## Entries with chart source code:
▬▬▬▬▬▬▬▬▬▬

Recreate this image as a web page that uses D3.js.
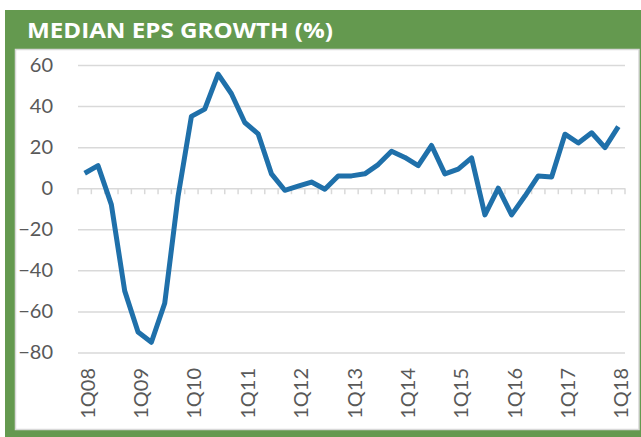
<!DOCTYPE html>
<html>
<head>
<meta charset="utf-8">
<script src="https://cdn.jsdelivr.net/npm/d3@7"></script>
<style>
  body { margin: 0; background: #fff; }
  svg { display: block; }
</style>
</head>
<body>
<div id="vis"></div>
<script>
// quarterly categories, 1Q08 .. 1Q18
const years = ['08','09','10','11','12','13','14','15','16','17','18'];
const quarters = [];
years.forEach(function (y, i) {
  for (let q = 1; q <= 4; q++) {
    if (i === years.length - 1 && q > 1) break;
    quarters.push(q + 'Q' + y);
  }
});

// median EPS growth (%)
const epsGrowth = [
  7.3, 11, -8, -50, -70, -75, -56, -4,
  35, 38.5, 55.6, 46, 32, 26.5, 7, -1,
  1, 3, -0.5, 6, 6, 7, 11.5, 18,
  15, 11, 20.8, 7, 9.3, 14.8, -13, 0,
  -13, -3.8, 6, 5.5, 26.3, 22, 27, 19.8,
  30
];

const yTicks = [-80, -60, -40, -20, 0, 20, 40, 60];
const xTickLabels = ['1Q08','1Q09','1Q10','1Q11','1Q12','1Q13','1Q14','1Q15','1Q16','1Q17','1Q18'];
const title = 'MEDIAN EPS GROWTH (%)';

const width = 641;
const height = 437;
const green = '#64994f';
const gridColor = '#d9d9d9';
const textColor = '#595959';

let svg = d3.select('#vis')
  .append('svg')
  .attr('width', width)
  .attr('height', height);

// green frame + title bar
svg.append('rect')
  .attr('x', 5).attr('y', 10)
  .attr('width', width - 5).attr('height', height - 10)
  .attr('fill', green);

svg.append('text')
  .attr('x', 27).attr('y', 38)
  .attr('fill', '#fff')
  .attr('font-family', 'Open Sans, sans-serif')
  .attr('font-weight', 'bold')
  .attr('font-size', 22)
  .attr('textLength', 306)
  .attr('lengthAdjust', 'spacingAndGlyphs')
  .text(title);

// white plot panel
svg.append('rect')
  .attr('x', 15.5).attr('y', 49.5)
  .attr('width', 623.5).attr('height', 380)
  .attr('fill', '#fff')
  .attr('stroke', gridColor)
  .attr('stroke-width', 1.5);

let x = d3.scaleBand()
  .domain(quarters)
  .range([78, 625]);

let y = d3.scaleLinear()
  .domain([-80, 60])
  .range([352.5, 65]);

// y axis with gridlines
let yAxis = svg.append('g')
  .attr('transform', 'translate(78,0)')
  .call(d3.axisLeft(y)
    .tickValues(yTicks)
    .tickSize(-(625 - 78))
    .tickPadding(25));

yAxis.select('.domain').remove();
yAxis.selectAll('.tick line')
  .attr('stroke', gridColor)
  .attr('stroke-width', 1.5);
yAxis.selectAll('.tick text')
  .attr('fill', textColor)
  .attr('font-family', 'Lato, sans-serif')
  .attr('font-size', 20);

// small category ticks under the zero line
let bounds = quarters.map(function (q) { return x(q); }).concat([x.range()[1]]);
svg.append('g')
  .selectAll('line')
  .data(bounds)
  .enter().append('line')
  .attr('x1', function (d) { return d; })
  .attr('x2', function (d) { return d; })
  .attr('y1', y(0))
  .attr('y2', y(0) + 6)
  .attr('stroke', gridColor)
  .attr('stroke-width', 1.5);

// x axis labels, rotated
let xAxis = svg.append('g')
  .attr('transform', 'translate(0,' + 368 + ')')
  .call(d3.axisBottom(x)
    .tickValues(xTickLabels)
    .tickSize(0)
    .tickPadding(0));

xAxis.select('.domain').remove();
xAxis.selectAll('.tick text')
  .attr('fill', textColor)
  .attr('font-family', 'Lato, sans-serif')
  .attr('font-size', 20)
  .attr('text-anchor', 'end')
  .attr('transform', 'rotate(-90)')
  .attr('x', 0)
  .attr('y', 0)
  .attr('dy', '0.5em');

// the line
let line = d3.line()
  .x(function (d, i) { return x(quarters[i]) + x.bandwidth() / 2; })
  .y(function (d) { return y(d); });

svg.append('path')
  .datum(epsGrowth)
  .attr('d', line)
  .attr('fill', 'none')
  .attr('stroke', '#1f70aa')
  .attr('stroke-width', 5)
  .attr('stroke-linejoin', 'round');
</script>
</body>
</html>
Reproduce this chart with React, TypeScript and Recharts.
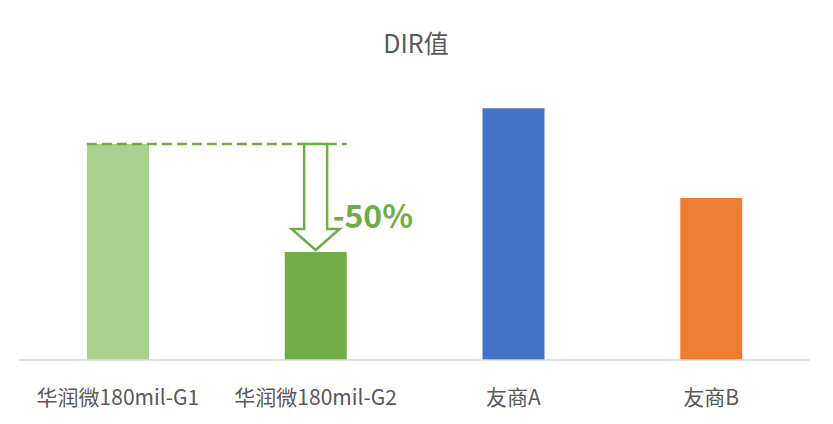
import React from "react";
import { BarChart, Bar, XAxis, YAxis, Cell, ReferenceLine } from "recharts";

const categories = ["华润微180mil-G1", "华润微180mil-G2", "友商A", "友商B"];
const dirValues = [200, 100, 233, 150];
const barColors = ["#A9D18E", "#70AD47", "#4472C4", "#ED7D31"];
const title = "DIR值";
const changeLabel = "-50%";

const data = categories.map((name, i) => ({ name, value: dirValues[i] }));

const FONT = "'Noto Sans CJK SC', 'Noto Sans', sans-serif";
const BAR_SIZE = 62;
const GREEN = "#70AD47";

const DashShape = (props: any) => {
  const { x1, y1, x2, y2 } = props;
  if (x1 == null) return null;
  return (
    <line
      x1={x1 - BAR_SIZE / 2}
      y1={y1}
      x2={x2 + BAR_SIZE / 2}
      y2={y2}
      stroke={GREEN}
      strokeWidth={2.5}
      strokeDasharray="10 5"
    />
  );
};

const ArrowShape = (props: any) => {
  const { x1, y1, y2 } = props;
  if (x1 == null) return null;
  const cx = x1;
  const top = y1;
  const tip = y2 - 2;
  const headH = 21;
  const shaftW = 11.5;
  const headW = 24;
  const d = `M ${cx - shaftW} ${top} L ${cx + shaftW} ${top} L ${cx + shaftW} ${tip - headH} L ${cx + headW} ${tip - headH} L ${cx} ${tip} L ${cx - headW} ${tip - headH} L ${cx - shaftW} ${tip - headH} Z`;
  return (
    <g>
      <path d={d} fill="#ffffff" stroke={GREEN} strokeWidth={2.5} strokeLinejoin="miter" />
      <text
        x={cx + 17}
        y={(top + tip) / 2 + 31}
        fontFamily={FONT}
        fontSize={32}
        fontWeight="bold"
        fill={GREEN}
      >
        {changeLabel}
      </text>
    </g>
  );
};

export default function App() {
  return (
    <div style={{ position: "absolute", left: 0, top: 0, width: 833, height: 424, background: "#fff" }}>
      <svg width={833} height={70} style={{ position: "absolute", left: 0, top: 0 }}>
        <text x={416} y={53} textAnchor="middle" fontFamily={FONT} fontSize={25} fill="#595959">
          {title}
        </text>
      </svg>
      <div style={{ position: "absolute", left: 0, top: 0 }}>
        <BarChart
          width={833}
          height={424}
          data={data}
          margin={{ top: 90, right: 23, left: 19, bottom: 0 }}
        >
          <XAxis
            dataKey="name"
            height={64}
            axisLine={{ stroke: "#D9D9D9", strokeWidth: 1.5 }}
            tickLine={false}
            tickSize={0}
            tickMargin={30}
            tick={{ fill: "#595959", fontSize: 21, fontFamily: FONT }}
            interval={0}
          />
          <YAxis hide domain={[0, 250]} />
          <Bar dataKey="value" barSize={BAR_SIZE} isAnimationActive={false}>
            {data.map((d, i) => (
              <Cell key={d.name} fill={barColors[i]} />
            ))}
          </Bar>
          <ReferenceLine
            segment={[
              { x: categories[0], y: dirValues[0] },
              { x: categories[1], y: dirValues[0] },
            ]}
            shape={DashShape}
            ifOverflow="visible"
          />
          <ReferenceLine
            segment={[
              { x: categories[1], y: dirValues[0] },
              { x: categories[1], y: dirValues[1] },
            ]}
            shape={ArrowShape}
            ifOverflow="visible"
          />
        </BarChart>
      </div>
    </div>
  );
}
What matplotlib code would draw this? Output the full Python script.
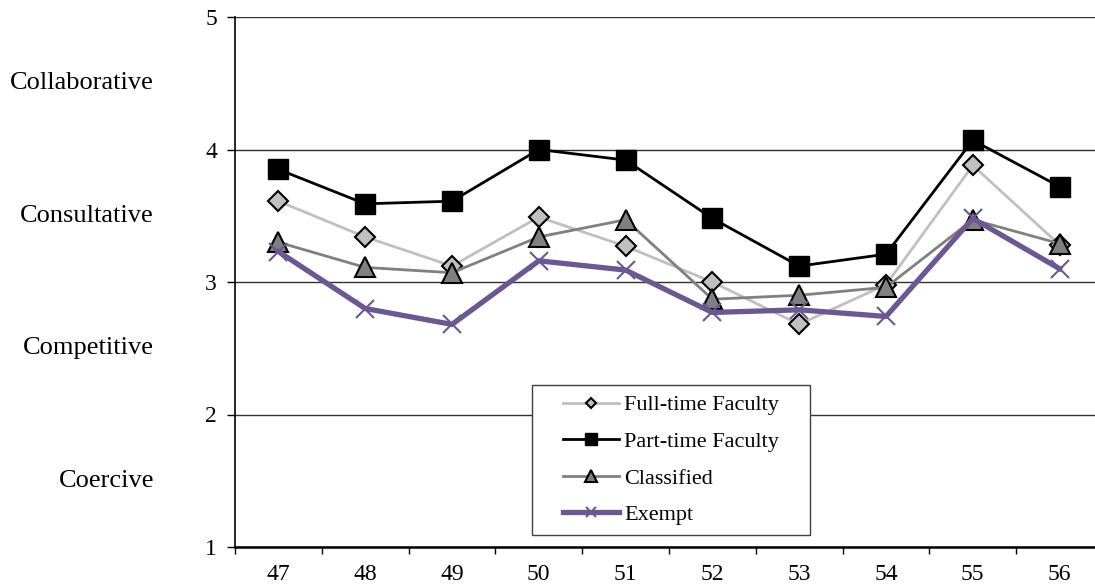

▬▬▬▬▬▬▬▬▬▬

## Exercise task:
Omit every picture while copying the listing above exactly.

## Written answer:
Recreate this image as a web page that uses D3.js.
<!DOCTYPE html>
<html>
<head>
<meta charset="utf-8">
<script src="https://cdn.jsdelivr.net/npm/d3@7"></script>
<style>
  body { margin: 0; background: #fff; }
  svg { display: block; }
</style>
</head>
<body>
<div id="vis"></div>
<script>
// quarterly categories, 1Q08 .. 1Q18
const years = ['08','09','10','11','12','13','14','15','16','17','18'];
const quarters = [];
years.forEach(function (y, i) {
  for (let q = 1; q <= 4; q++) {
    if (i === years.length - 1 && q > 1) break;
    quarters.push(q + 'Q' + y);
  }
});

// median EPS growth (%)
const epsGrowth = [
  7.3, 11, -8, -50, -70, -75, -56, -4,
  35, 38.5, 55.6, 46, 32, 26.5, 7, -1,
  1, 3, -0.5, 6, 6, 7, 11.5, 18,
  15, 11, 20.8, 7, 9.3, 14.8, -13, 0,
  -13, -3.8, 6, 5.5, 26.3, 22, 27, 19.8,
  30
];

const yTicks = [-80, -60, -40, -20, 0, 20, 40, 60];
const xTickLabels = ['1Q08','1Q09','1Q10','1Q11','1Q12','1Q13','1Q14','1Q15','1Q16','1Q17','1Q18'];
const title = 'MEDIAN EPS GROWTH (%)';

const width = 641;
const height = 437;
const green = '#64994f';
const gridColor = '#d9d9d9';
const textColor = '#595959';

let svg = d3.select('#vis')
  .append('svg')
  .attr('width', width)
  .attr('height', height);

// green frame + title bar
svg.append('rect')
  .attr('x', 5).attr('y', 10)
  .attr('width', width - 5).attr('height', height - 10)
  .attr('fill', green);

svg.append('text')
  .attr('x', 27).attr('y', 38)
  .attr('fill', '#fff')
  .attr('font-family', 'Open Sans, sans-serif')
  .attr('font-weight', 'bold')
  .attr('font-size', 22)
  .attr('textLength', 306)
  .attr('lengthAdjust', 'spacingAndGlyphs')
  .text(title);

// white plot panel
svg.append('rect')
  .attr('x', 15.5).attr('y', 49.5)
  .attr('width', 623.5).attr('height', 380)
  .attr('fill', '#fff')
  .attr('stroke', gridColor)
  .attr('stroke-width', 1.5);

let x = d3.scaleBand()
  .domain(quarters)
  .range([78, 625]);

let y = d3.scaleLinear()
  .domain([-80, 60])
  .range([352.5, 65]);

// y axis with gridlines
let yAxis = svg.append('g')
  .attr('transform', 'translate(78,0)')
  .call(d3.axisLeft(y)
    .tickValues(yTicks)
    .tickSize(-(625 - 78))
    .tickPadding(25));

yAxis.select('.domain').remove();
yAxis.selectAll('.tick line')
  .attr('stroke', gridColor)
  .attr('stroke-width', 1.5);
yAxis.selectAll('.tick text')
  .attr('fill', textColor)
  .attr('font-family', 'Lato, sans-serif')
  .attr('font-size', 20);

// small category ticks under the zero line
let bounds = quarters.map(function (q) { return x(q); }).concat([x.range()[1]]);
svg.append('g')
  .selectAll('line')
  .data(bounds)
  .enter().append('line')
  .attr('x1', function (d) { return d; })
  .attr('x2', function (d) { return d; })
  .attr('y1', y(0))
  .attr('y2', y(0) + 6)
  .attr('stroke', gridColor)
  .attr('stroke-width', 1.5);

// x axis labels, rotated
let xAxis = svg.append('g')
  .attr('transform', 'translate(0,' + 368 + ')')
  .call(d3.axisBottom(x)
    .tickValues(xTickLabels)
    .tickSize(0)
    .tickPadding(0));

xAxis.select('.domain').remove();
xAxis.selectAll('.tick text')
  .attr('fill', textColor)
  .attr('font-family', 'Lato, sans-serif')
  .attr('font-size', 20)
  .attr('text-anchor', 'end')
  .attr('transform', 'rotate(-90)')
  .attr('x', 0)
  .attr('y', 0)
  .attr('dy', '0.5em');

// the line
let line = d3.line()
  .x(function (d, i) { return x(quarters[i]) + x.bandwidth() / 2; })
  .y(function (d) { return y(d); });

svg.append('path')
  .datum(epsGrowth)
  .attr('d', line)
  .attr('fill', 'none')
  .attr('stroke', '#1f70aa')
  .attr('stroke-width', 5)
  .attr('stroke-linejoin', 'round');
</script>
</body>
</html>
Reproduce this chart with React, TypeScript and Recharts.
import React from "react";
import { BarChart, Bar, XAxis, YAxis, Cell, ReferenceLine } from "recharts";

const categories = ["华润微180mil-G1", "华润微180mil-G2", "友商A", "友商B"];
const dirValues = [200, 100, 233, 150];
const barColors = ["#A9D18E", "#70AD47", "#4472C4", "#ED7D31"];
const title = "DIR值";
const changeLabel = "-50%";

const data = categories.map((name, i) => ({ name, value: dirValues[i] }));

const FONT = "'Noto Sans CJK SC', 'Noto Sans', sans-serif";
const BAR_SIZE = 62;
const GREEN = "#70AD47";

const DashShape = (props: any) => {
  const { x1, y1, x2, y2 } = props;
  if (x1 == null) return null;
  return (
    <line
      x1={x1 - BAR_SIZE / 2}
      y1={y1}
      x2={x2 + BAR_SIZE / 2}
      y2={y2}
      stroke={GREEN}
      strokeWidth={2.5}
      strokeDasharray="10 5"
    />
  );
};

const ArrowShape = (props: any) => {
  const { x1, y1, y2 } = props;
  if (x1 == null) return null;
  const cx = x1;
  const top = y1;
  const tip = y2 - 2;
  const headH = 21;
  const shaftW = 11.5;
  const headW = 24;
  const d = `M ${cx - shaftW} ${top} L ${cx + shaftW} ${top} L ${cx + shaftW} ${tip - headH} L ${cx + headW} ${tip - headH} L ${cx} ${tip} L ${cx - headW} ${tip - headH} L ${cx - shaftW} ${tip - headH} Z`;
  return (
    <g>
      <path d={d} fill="#ffffff" stroke={GREEN} strokeWidth={2.5} strokeLinejoin="miter" />
      <text
        x={cx + 17}
        y={(top + tip) / 2 + 31}
        fontFamily={FONT}
        fontSize={32}
        fontWeight="bold"
        fill={GREEN}
      >
        {changeLabel}
      </text>
    </g>
  );
};

export default function App() {
  return (
    <div style={{ position: "absolute", left: 0, top: 0, width: 833, height: 424, background: "#fff" }}>
      <svg width={833} height={70} style={{ position: "absolute", left: 0, top: 0 }}>
        <text x={416} y={53} textAnchor="middle" fontFamily={FONT} fontSize={25} fill="#595959">
          {title}
        </text>
      </svg>
      <div style={{ position: "absolute", left: 0, top: 0 }}>
        <BarChart
          width={833}
          height={424}
          data={data}
          margin={{ top: 90, right: 23, left: 19, bottom: 0 }}
        >
          <XAxis
            dataKey="name"
            height={64}
            axisLine={{ stroke: "#D9D9D9", strokeWidth: 1.5 }}
            tickLine={false}
            tickSize={0}
            tickMargin={30}
            tick={{ fill: "#595959", fontSize: 21, fontFamily: FONT }}
            interval={0}
          />
          <YAxis hide domain={[0, 250]} />
          <Bar dataKey="value" barSize={BAR_SIZE} isAnimationActive={false}>
            {data.map((d, i) => (
              <Cell key={d.name} fill={barColors[i]} />
            ))}
          </Bar>
          <ReferenceLine
            segment={[
              { x: categories[0], y: dirValues[0] },
              { x: categories[1], y: dirValues[0] },
            ]}
            shape={DashShape}
            ifOverflow="visible"
          />
          <ReferenceLine
            segment={[
              { x: categories[1], y: dirValues[0] },
              { x: categories[1], y: dirValues[1] },
            ]}
            shape={ArrowShape}
            ifOverflow="visible"
          />
        </BarChart>
      </div>
    </div>
  );
}
What matplotlib code would draw this? Output the full Python script.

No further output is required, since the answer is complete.